» AIM:
Reproduce the listing below word for word, with no pictures.

[Code that draws figures]

# # # # # # #

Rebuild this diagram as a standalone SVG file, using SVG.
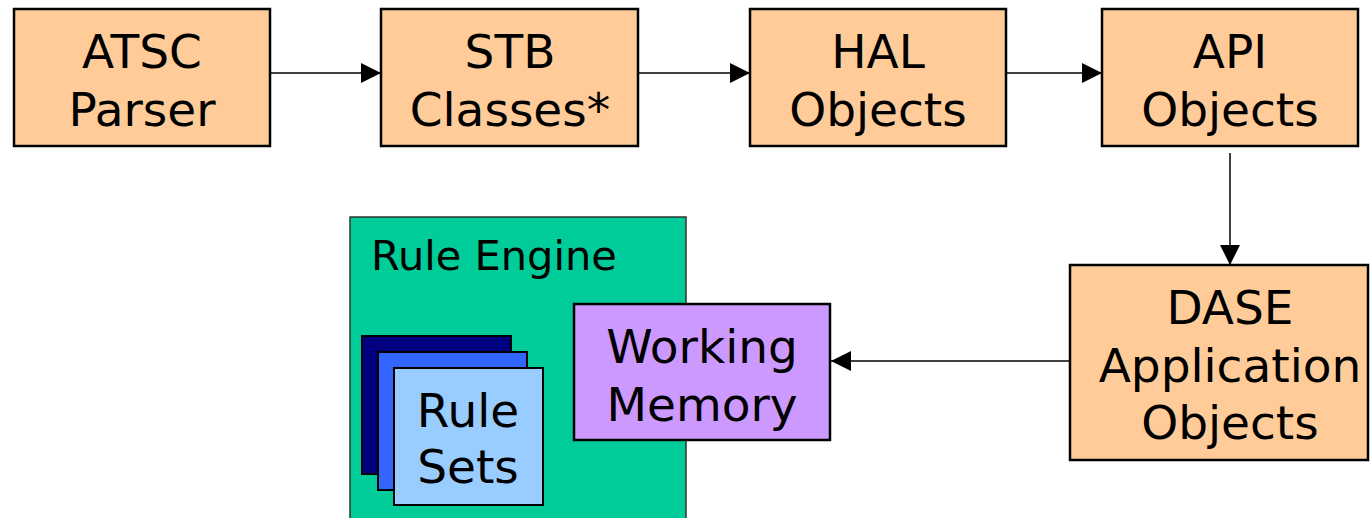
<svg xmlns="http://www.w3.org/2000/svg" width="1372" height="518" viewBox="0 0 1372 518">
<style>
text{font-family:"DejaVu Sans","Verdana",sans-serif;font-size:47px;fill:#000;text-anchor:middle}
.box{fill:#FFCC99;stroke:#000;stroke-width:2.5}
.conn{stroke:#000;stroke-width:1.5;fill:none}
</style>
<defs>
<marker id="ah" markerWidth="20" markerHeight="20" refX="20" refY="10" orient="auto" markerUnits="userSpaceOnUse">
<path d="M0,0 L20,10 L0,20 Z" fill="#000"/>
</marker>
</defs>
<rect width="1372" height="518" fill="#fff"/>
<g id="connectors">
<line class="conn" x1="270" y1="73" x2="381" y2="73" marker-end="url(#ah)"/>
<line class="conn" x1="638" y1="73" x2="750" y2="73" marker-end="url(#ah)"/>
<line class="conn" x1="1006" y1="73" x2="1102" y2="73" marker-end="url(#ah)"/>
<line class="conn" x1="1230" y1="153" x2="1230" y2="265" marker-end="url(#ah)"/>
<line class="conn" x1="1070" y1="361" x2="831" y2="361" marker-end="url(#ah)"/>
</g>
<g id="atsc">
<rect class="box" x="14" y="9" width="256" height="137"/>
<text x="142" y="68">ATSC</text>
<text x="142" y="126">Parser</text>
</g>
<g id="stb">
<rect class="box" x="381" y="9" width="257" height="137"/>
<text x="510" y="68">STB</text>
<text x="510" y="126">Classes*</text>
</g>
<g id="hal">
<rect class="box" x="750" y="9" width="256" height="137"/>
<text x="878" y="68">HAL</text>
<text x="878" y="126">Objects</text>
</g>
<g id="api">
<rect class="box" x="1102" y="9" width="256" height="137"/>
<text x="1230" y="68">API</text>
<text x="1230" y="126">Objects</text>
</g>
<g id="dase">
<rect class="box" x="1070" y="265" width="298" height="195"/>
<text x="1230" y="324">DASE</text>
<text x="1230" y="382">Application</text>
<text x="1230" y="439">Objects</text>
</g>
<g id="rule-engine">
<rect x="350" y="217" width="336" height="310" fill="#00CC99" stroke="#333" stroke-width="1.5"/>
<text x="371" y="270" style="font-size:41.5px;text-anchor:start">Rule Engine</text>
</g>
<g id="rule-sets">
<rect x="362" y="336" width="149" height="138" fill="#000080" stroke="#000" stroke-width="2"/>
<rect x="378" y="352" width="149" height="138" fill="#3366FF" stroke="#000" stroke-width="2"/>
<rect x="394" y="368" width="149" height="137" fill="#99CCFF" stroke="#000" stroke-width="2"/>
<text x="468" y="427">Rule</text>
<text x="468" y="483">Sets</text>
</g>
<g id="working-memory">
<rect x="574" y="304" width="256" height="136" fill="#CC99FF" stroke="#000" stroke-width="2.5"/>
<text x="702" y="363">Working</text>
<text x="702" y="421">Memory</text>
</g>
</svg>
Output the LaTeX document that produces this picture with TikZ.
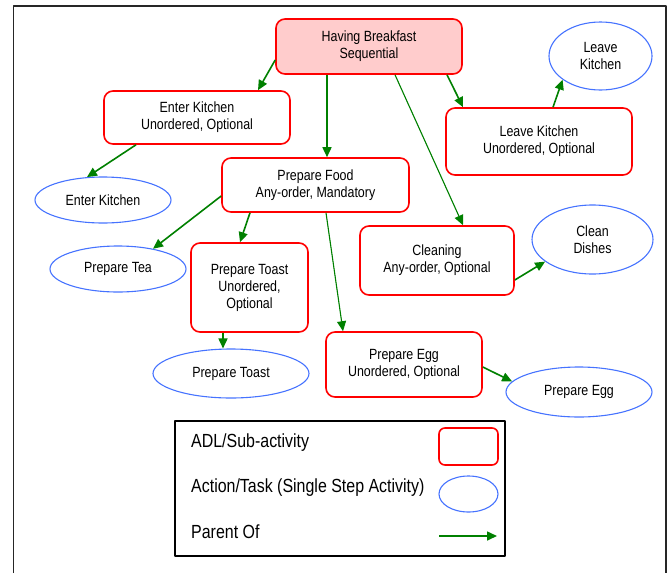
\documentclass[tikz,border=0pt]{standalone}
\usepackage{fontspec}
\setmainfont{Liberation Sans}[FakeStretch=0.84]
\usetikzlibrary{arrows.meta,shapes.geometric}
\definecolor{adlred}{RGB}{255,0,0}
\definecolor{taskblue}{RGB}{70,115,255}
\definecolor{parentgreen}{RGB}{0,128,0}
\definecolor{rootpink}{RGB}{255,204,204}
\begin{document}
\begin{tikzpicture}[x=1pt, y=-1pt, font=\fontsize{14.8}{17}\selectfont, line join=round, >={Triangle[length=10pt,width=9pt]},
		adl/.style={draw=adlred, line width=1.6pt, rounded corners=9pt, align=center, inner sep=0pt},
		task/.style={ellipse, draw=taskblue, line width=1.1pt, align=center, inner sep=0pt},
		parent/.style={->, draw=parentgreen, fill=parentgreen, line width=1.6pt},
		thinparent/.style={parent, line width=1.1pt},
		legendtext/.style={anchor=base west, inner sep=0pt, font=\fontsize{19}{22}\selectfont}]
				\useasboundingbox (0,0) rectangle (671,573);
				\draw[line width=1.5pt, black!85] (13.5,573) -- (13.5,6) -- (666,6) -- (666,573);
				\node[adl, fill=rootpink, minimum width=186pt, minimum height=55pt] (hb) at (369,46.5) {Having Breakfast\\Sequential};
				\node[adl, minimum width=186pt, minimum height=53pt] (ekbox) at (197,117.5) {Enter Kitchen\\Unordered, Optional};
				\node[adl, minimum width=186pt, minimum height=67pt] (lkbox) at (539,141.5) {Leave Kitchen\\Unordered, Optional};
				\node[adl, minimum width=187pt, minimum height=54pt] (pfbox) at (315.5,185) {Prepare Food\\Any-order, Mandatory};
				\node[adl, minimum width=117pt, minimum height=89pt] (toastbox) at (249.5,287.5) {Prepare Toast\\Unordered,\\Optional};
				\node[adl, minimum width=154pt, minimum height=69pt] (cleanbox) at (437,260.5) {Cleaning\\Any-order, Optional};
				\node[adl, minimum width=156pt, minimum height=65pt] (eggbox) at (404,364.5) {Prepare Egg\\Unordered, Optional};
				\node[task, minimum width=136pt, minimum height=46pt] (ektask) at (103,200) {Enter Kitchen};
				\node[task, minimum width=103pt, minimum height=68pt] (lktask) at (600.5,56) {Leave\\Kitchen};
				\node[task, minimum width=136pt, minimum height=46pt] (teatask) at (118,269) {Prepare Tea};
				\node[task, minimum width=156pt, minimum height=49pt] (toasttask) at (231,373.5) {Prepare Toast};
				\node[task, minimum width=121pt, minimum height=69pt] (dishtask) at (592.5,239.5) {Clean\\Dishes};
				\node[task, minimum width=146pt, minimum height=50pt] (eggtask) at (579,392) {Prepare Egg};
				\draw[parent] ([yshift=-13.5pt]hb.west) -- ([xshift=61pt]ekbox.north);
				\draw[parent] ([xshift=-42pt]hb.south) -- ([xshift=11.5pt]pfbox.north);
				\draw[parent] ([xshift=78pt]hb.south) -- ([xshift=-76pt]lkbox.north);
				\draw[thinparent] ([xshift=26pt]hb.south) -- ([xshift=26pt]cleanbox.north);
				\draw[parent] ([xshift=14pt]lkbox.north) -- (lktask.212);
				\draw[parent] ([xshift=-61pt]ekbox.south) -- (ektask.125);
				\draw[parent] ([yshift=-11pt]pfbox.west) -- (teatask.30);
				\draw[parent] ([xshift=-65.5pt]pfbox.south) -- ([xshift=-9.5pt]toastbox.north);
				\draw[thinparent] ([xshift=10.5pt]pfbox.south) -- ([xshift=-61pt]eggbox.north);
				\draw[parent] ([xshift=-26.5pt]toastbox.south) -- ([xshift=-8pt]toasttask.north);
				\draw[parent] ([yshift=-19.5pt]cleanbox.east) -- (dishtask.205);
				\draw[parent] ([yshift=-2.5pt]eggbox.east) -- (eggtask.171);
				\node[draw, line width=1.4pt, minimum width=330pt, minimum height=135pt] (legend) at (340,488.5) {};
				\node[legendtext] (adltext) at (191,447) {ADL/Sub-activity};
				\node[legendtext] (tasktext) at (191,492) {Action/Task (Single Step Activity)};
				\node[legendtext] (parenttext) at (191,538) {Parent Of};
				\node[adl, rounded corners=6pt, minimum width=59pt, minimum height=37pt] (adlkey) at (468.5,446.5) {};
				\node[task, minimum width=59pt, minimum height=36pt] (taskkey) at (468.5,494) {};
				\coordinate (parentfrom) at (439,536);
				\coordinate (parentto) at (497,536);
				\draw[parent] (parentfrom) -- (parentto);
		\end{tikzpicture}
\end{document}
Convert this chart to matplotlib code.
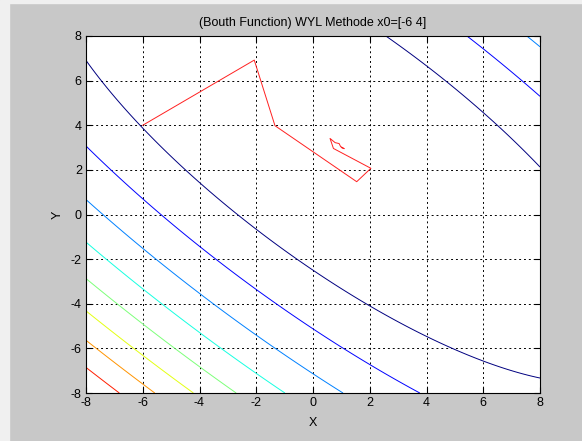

# # # # # # #

» COMPLETE ANSWER:
Rebuild this diagram as a standalone SVG file, using SVG.
<svg xmlns="http://www.w3.org/2000/svg" width="1372" height="518" viewBox="0 0 1372 518">
<style>
text{font-family:"DejaVu Sans","Verdana",sans-serif;font-size:47px;fill:#000;text-anchor:middle}
.box{fill:#FFCC99;stroke:#000;stroke-width:2.5}
.conn{stroke:#000;stroke-width:1.5;fill:none}
</style>
<defs>
<marker id="ah" markerWidth="20" markerHeight="20" refX="20" refY="10" orient="auto" markerUnits="userSpaceOnUse">
<path d="M0,0 L20,10 L0,20 Z" fill="#000"/>
</marker>
</defs>
<rect width="1372" height="518" fill="#fff"/>
<g id="connectors">
<line class="conn" x1="270" y1="73" x2="381" y2="73" marker-end="url(#ah)"/>
<line class="conn" x1="638" y1="73" x2="750" y2="73" marker-end="url(#ah)"/>
<line class="conn" x1="1006" y1="73" x2="1102" y2="73" marker-end="url(#ah)"/>
<line class="conn" x1="1230" y1="153" x2="1230" y2="265" marker-end="url(#ah)"/>
<line class="conn" x1="1070" y1="361" x2="831" y2="361" marker-end="url(#ah)"/>
</g>
<g id="atsc">
<rect class="box" x="14" y="9" width="256" height="137"/>
<text x="142" y="68">ATSC</text>
<text x="142" y="126">Parser</text>
</g>
<g id="stb">
<rect class="box" x="381" y="9" width="257" height="137"/>
<text x="510" y="68">STB</text>
<text x="510" y="126">Classes*</text>
</g>
<g id="hal">
<rect class="box" x="750" y="9" width="256" height="137"/>
<text x="878" y="68">HAL</text>
<text x="878" y="126">Objects</text>
</g>
<g id="api">
<rect class="box" x="1102" y="9" width="256" height="137"/>
<text x="1230" y="68">API</text>
<text x="1230" y="126">Objects</text>
</g>
<g id="dase">
<rect class="box" x="1070" y="265" width="298" height="195"/>
<text x="1230" y="324">DASE</text>
<text x="1230" y="382">Application</text>
<text x="1230" y="439">Objects</text>
</g>
<g id="rule-engine">
<rect x="350" y="217" width="336" height="310" fill="#00CC99" stroke="#333" stroke-width="1.5"/>
<text x="371" y="270" style="font-size:41.5px;text-anchor:start">Rule Engine</text>
</g>
<g id="rule-sets">
<rect x="362" y="336" width="149" height="138" fill="#000080" stroke="#000" stroke-width="2"/>
<rect x="378" y="352" width="149" height="138" fill="#3366FF" stroke="#000" stroke-width="2"/>
<rect x="394" y="368" width="149" height="137" fill="#99CCFF" stroke="#000" stroke-width="2"/>
<text x="468" y="427">Rule</text>
<text x="468" y="483">Sets</text>
</g>
<g id="working-memory">
<rect x="574" y="304" width="256" height="136" fill="#CC99FF" stroke="#000" stroke-width="2.5"/>
<text x="702" y="363">Working</text>
<text x="702" y="421">Memory</text>
</g>
</svg>
Output the LaTeX document that produces this picture with TikZ.
\documentclass[tikz,border=0pt]{standalone}
\usepackage{fontspec}
\setmainfont{Liberation Sans}[FakeStretch=0.84]
\usetikzlibrary{arrows.meta,shapes.geometric}
\definecolor{adlred}{RGB}{255,0,0}
\definecolor{taskblue}{RGB}{70,115,255}
\definecolor{parentgreen}{RGB}{0,128,0}
\definecolor{rootpink}{RGB}{255,204,204}
\begin{document}
\begin{tikzpicture}[x=1pt, y=-1pt, font=\fontsize{14.8}{17}\selectfont, line join=round, >={Triangle[length=10pt,width=9pt]},
		adl/.style={draw=adlred, line width=1.6pt, rounded corners=9pt, align=center, inner sep=0pt},
		task/.style={ellipse, draw=taskblue, line width=1.1pt, align=center, inner sep=0pt},
		parent/.style={->, draw=parentgreen, fill=parentgreen, line width=1.6pt},
		thinparent/.style={parent, line width=1.1pt},
		legendtext/.style={anchor=base west, inner sep=0pt, font=\fontsize{19}{22}\selectfont}]
				\useasboundingbox (0,0) rectangle (671,573);
				\draw[line width=1.5pt, black!85] (13.5,573) -- (13.5,6) -- (666,6) -- (666,573);
				\node[adl, fill=rootpink, minimum width=186pt, minimum height=55pt] (hb) at (369,46.5) {Having Breakfast\\Sequential};
				\node[adl, minimum width=186pt, minimum height=53pt] (ekbox) at (197,117.5) {Enter Kitchen\\Unordered, Optional};
				\node[adl, minimum width=186pt, minimum height=67pt] (lkbox) at (539,141.5) {Leave Kitchen\\Unordered, Optional};
				\node[adl, minimum width=187pt, minimum height=54pt] (pfbox) at (315.5,185) {Prepare Food\\Any-order, Mandatory};
				\node[adl, minimum width=117pt, minimum height=89pt] (toastbox) at (249.5,287.5) {Prepare Toast\\Unordered,\\Optional};
				\node[adl, minimum width=154pt, minimum height=69pt] (cleanbox) at (437,260.5) {Cleaning\\Any-order, Optional};
				\node[adl, minimum width=156pt, minimum height=65pt] (eggbox) at (404,364.5) {Prepare Egg\\Unordered, Optional};
				\node[task, minimum width=136pt, minimum height=46pt] (ektask) at (103,200) {Enter Kitchen};
				\node[task, minimum width=103pt, minimum height=68pt] (lktask) at (600.5,56) {Leave\\Kitchen};
				\node[task, minimum width=136pt, minimum height=46pt] (teatask) at (118,269) {Prepare Tea};
				\node[task, minimum width=156pt, minimum height=49pt] (toasttask) at (231,373.5) {Prepare Toast};
				\node[task, minimum width=121pt, minimum height=69pt] (dishtask) at (592.5,239.5) {Clean\\Dishes};
				\node[task, minimum width=146pt, minimum height=50pt] (eggtask) at (579,392) {Prepare Egg};
				\draw[parent] ([yshift=-13.5pt]hb.west) -- ([xshift=61pt]ekbox.north);
				\draw[parent] ([xshift=-42pt]hb.south) -- ([xshift=11.5pt]pfbox.north);
				\draw[parent] ([xshift=78pt]hb.south) -- ([xshift=-76pt]lkbox.north);
				\draw[thinparent] ([xshift=26pt]hb.south) -- ([xshift=26pt]cleanbox.north);
				\draw[parent] ([xshift=14pt]lkbox.north) -- (lktask.212);
				\draw[parent] ([xshift=-61pt]ekbox.south) -- (ektask.125);
				\draw[parent] ([yshift=-11pt]pfbox.west) -- (teatask.30);
				\draw[parent] ([xshift=-65.5pt]pfbox.south) -- ([xshift=-9.5pt]toastbox.north);
				\draw[thinparent] ([xshift=10.5pt]pfbox.south) -- ([xshift=-61pt]eggbox.north);
				\draw[parent] ([xshift=-26.5pt]toastbox.south) -- ([xshift=-8pt]toasttask.north);
				\draw[parent] ([yshift=-19.5pt]cleanbox.east) -- (dishtask.205);
				\draw[parent] ([yshift=-2.5pt]eggbox.east) -- (eggtask.171);
				\node[draw, line width=1.4pt, minimum width=330pt, minimum height=135pt] (legend) at (340,488.5) {};
				\node[legendtext] (adltext) at (191,447) {ADL/Sub-activity};
				\node[legendtext] (tasktext) at (191,492) {Action/Task (Single Step Activity)};
				\node[legendtext] (parenttext) at (191,538) {Parent Of};
				\node[adl, rounded corners=6pt, minimum width=59pt, minimum height=37pt] (adlkey) at (468.5,446.5) {};
				\node[task, minimum width=59pt, minimum height=36pt] (taskkey) at (468.5,494) {};
				\coordinate (parentfrom) at (439,536);
				\coordinate (parentto) at (497,536);
				\draw[parent] (parentfrom) -- (parentto);
		\end{tikzpicture}
\end{document}
Convert this chart to matplotlib code.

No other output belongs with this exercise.